[Figure scripts]
-- -- --

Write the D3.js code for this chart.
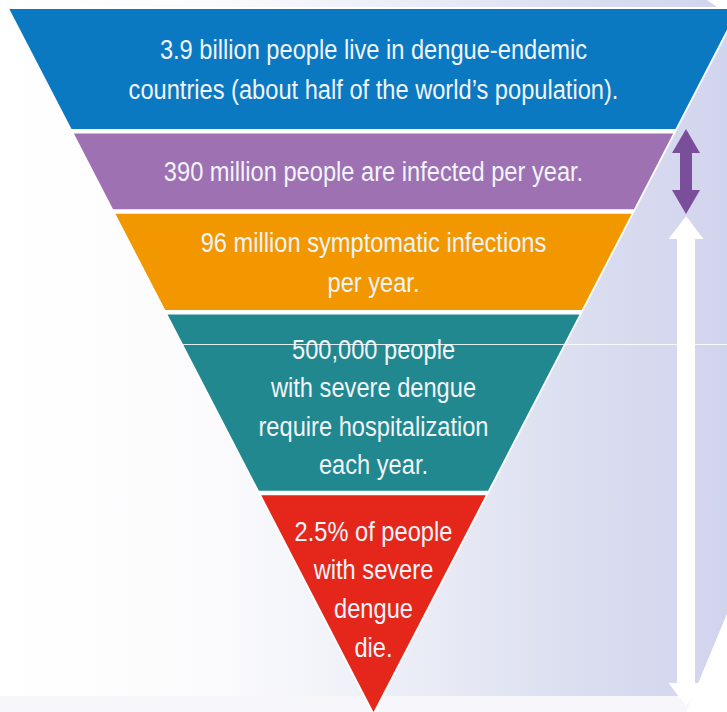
<!DOCTYPE html>
<html>
<head>
<meta charset="utf-8">
<script src="https://cdn.jsdelivr.net/npm/d3@7"></script>
<style>
  html, body { margin: 0; padding: 0; background: #ffffff; }
  svg { display: block; }
</style>
</head>
<body>
<div id="chart"></div>
<script>
// ---- Data: the dengue burden funnel, widest stage first ----
const stages = ["Endemic population", "Infections", "Symptomatic infections", "Severe dengue", "Deaths"];
const stageLabels = [
  ["3.9 billion people live in dengue-endemic", "countries (about half of the world\u2019s population)."],
  ["390 million people are infected per year."],
  ["96 million symptomatic infections", "per year."],
  ["500,000 people", "with severe dengue", "require hospitalization", "each year."],
  ["2.5% of people", "with severe", "dengue", "die."]
];
const stageColors = ["#0b78c2", "#9e71b3", "#f39700", "#21888f", "#e5261b"];

// ---- Layout ----
const W = 727, H = 712;
const bandWeights = [119, 78, 98, 176, 213];   // relative band heights
const gap = 4.5;                                // white gap between bands
const funnelTop = 9, apexY = 712, centerX = 373.5;
const halfSlope = 0.518;                        // half-width gained per px upward
const textCenterFrac = [0.5, 0.5, 0.5, 0.52, 0.43];
const lineHeights = [40.5, 39.5, 40, 38.5, 38.7];
const fontSize = 28, textSquash = 0.845;

const svg = d3.select("#chart").append("svg")
  .attr("width", W).attr("height", H)
  .attr("viewBox", `0 0 ${W} ${H}`);

const defs = svg.append("defs");
const bg = defs.append("linearGradient").attr("id", "bgGrad")
  .attr("x1", 0).attr("x2", 1).attr("y1", 0).attr("y2", 0);
[[0, "#ffffff"], [0.3, "#fbfbfd"], [0.55, "#eceef7"], [0.78, "#dcdff0"], [1, "#d1d4ed"]]
  .forEach(([o, c]) => bg.append("stop").attr("offset", o).attr("stop-color", c));

// backdrop panel with bevelled lower-right corner
svg.append("rect").attr("width", W).attr("height", H).attr("fill", "#ffffff");
svg.append("path")
  .attr("d", d3.line()([[0, 0], [707, 0], [727, 14], [727, 614], [693, 696], [0, 696]]) + "Z")
  .attr("fill", "url(#bgGrad)");
svg.append("rect").attr("x", 0).attr("y", 696).attr("width", W).attr("height", H - 696)
  .attr("fill", "#f7f7fb");

// vertical band scale
const cum = [0];
bandWeights.forEach(w => cum.push(cum[cum.length - 1] + w));
const y = d3.scaleLinear().domain([0, cum[cum.length - 1]]).range([funnelTop, apexY]);
const halfW = yy => (apexY - yy) * halfSlope;

// white outline behind the whole funnel
const outline = 2;
svg.append("path")
  .attr("d", d3.line()([
    [centerX - halfW(funnelTop - outline) - outline, funnelTop - outline],
    [centerX + halfW(funnelTop - outline) + outline, funnelTop - outline],
    [centerX, apexY + outline * 2]
  ]) + "Z")
  .attr("fill", "#ffffff");

const bands = stages.map((name, i) => {
  const top = y(cum[i]) + (i === 0 ? 0 : gap / 2);
  const bottom = i === stages.length - 1 ? apexY : y(cum[i + 1]) - gap / 2;
  return { name, i, top, bottom, color: stageColors[i], lines: stageLabels[i] };
});

const g = svg.append("g");
g.selectAll("path.band").data(bands).join("path")
  .attr("class", "band")
  .attr("fill", d => d.color)
  .attr("d", d => {
    const pts = [
      [centerX - halfW(d.top), d.top],
      [centerX + halfW(d.top), d.top],
      [centerX + halfW(d.bottom), d.bottom],
      [centerX - halfW(d.bottom), d.bottom]
    ];
    return d3.line()(pts) + "Z";
  });

// faint horizontal crease across the panel
svg.append("line")
  .attr("x1", 181).attr("x2", W).attr("y1", 344.5).attr("y2", 344.5)
  .attr("stroke", "#ffffff").attr("stroke-opacity", 0.85).attr("stroke-width", 1);

// stage labels
bands.forEach(d => {
  const mid = d.top + (d.bottom - d.top) * textCenterFrac[d.i];
  const n = d.lines.length;
  d.lines.forEach((line, k) => {
    const ly = mid + (k - (n - 1) / 2) * lineHeights[d.i];
    svg.append("text")
      .attr("transform", `translate(${centerX},${ly}) scale(${textSquash},1)`)
      .attr("text-anchor", "middle")
      .attr("dy", "0.36em")
      .attr("font-family", "'Liberation Sans', Arial, sans-serif")
      .attr("font-size", fontSize)
      .attr("fill", "#f1f4f9")
      .text(line);
  });
});

// arrows on the right
const arrowX = 686;
function doubleArrow(yTop, yBot, headW, headL, shaftW) {
  const hw = headW / 2, sw = shaftW / 2;
  const pts = [
    [arrowX, yTop], [arrowX + hw, yTop + headL], [arrowX + sw, yTop + headL],
    [arrowX + sw, yBot - headL], [arrowX + hw, yBot - headL], [arrowX, yBot],
    [arrowX - hw, yBot - headL], [arrowX - sw, yBot - headL],
    [arrowX - sw, yTop + headL], [arrowX - hw, yTop + headL]
  ];
  return d3.line()(pts) + "Z";
}
svg.append("path").attr("d", doubleArrow(129, 214, 28, 24, 12)).attr("fill", "#7b4e9b");
svg.append("path").attr("d", doubleArrow(216, 706, 35, 23, 18)).attr("fill", "#ffffff");

// white bevel in the lower-right corner
svg.append("path")
  .attr("d", d3.line()([[727, 614], [727, 712], [686, 712], [693, 696]]) + "Z")
  .attr("fill", "#ffffff");
</script>
</body>
</html>
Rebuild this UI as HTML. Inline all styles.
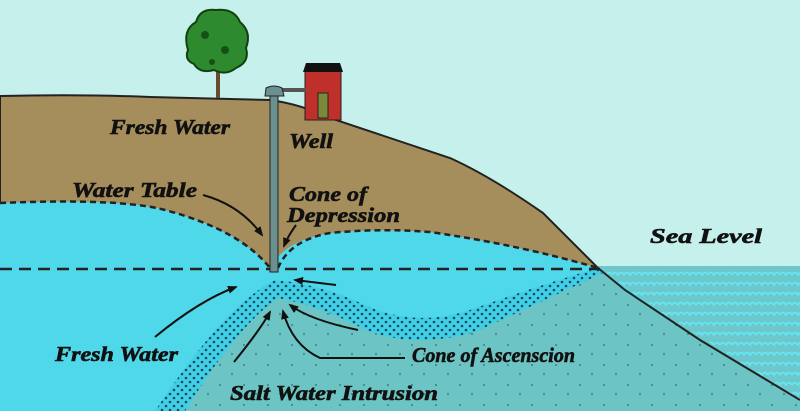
<!DOCTYPE html>
<html><head><meta charset="utf-8"><style>
html,body{margin:0;padding:0;background:#c6f0ec;}
svg{display:block}
text{font-family:"Liberation Serif",serif;font-weight:bold;font-style:italic;fill:#111;stroke:#111;stroke-width:0.6;font-size:21px;}
</style></head><body>
<svg width="800" height="411" viewBox="0 0 800 411" xmlns="http://www.w3.org/2000/svg">
<defs>
<pattern id="dots" width="8" height="8" patternUnits="userSpaceOnUse">
<rect width="8" height="8" fill="#3fd0e8"/>
<circle cx="2" cy="2" r="1.3" fill="#1a4a5a"/><circle cx="6" cy="6" r="1.3" fill="#1a4a5a"/>
</pattern>
<pattern id="sdots" width="24" height="20" patternUnits="userSpaceOnUse">
<rect width="24" height="20" fill="#6cc5c4"/>
<circle cx="4" cy="5" r="0.9" fill="#2a6a70"/><circle cx="16" cy="14" r="0.9" fill="#2a6a70"/>
</pattern>
<pattern id="waves" width="12" height="10" patternUnits="userSpaceOnUse">
<rect width="12" height="10" fill="#6cc8cc"/>
<path d="M0 5 Q3 0 6 5 Q9 0 12 5" fill="none" stroke="#62eaf6" stroke-width="1.6"/>
</pattern>
<marker id="ar" markerWidth="10" markerHeight="8" refX="8" refY="4" orient="auto" markerUnits="userSpaceOnUse"><path d="M0 0 L10 4 L0 8 Z" fill="#111"/></marker>
</defs>
<rect x="598" y="266" width="202" height="145" fill="url(#waves)"/>
<path d="M0 96 Q80 94 150 97 L270 100 Q300 104 330 118 L450 158 Q490 176 543 213 L598 268 L0 268 Z" fill="#a58d5c" stroke="#222" stroke-width="2"/>
<path d="M0 203 Q120 198 165 210 Q240 230 270 268 Q285 240 330 233 Q380 228 430 232 Q520 245 598 268 L800 411 L0 411 Z" fill="#4fd8ea"/>
<path d="M155 411 Q225 305 275 280 Q320 284 365 305 Q415 328 470 310 Q540 285 598 268 L625 290 L800 400 L800 411 Z" fill="url(#dots)"/>
<path d="M185 411 Q238 325 278 298 Q320 306 362 328 Q410 350 475 332 Q545 300 605 272 L625 290 L800 400 L800 411 Z" fill="url(#sdots)"/>
<path d="M598 268 L625 290 L700 340 L800 400" fill="none" stroke="#222" stroke-width="2"/>
<path d="M0 203 Q120 198 165 210 Q240 230 270 268 M278 268 Q290 240 330 233 Q380 228 430 232 Q520 245 598 268" fill="none" stroke="#222" stroke-width="2.5" stroke-dasharray="6,4"/>
<line x1="0" y1="269" x2="600" y2="269" stroke="#222" stroke-width="2.5" stroke-dasharray="12,7"/>
<rect x="216" y="60" width="4" height="38" fill="#6a4a2a"/>
<path d="M188 50 Q182 30 196 22 Q200 8 216 10 Q234 8 240 22 Q252 32 246 48 Q250 62 236 68 Q226 76 214 70 Q200 74 194 64 Q184 60 188 50 Z" fill="#2e8a2e" stroke="#134013" stroke-width="2"/>
<circle cx="205" cy="35" r="4" fill="#165016"/><circle cx="225" cy="50" r="4" fill="#165016"/><circle cx="212" cy="62" r="3" fill="#165016"/>
<rect x="305" y="70" width="36" height="50" fill="#c0302a" stroke="#222"/>
<path d="M303 72 L306 63 L340 63 L343 72 Z" fill="#111"/>
<rect x="318" y="93" width="10" height="25" fill="#7a8a3a" stroke="#222"/>
<rect x="280" y="88" width="26" height="4" fill="#555"/>
<rect x="270" y="92" width="8" height="180" fill="#6a9090" stroke="#222"/>
<path d="M265 96 L266 88 Q274 84 282 88 L284 96 Z" fill="#6a9090" stroke="#222"/>
<g fill="none" stroke="#111" stroke-width="2" marker-end="url(#ar)">
<path d="M203 195 Q240 205 262 235"/>
<path d="M296 225 Q288 236 284 246"/>
<path d="M336 285 L295 280"/>
<path d="M155 337 Q200 300 236 287"/>
<path d="M234 362 Q260 330 270 312"/>
<path d="M405 358 L320 358 Q292 345 283 311"/>
<path d="M358 330 Q310 320 290 305"/>
</g>
<text x="110" y="134" textLength="120" lengthAdjust="spacingAndGlyphs">Fresh Water</text>
<text x="289" y="148" textLength="44" lengthAdjust="spacingAndGlyphs">Well</text>
<text x="72" y="197" textLength="125" lengthAdjust="spacingAndGlyphs">Water Table</text>
<text x="289" y="201" textLength="78" lengthAdjust="spacingAndGlyphs">Cone of</text>
<text x="287" y="222" textLength="113" lengthAdjust="spacingAndGlyphs">Depression</text>
<text x="650" y="243" textLength="112" lengthAdjust="spacingAndGlyphs">Sea Level</text>
<text x="55" y="361" textLength="123" lengthAdjust="spacingAndGlyphs">Fresh Water</text>
<text x="412" y="362" font-size="22" textLength="163" lengthAdjust="spacingAndGlyphs">Cone of Ascenscion</text>
<text x="230" y="400" textLength="208" lengthAdjust="spacingAndGlyphs">Salt Water Intrusion</text>
</svg>
</body></html>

-- -- --

## Request
Look for lines containing the string "chart" and copy them all.

## Reply to the exercise
Write the D3.js code for this chart.
<div id="chart"></div>
const svg = d3.select("#chart").append("svg")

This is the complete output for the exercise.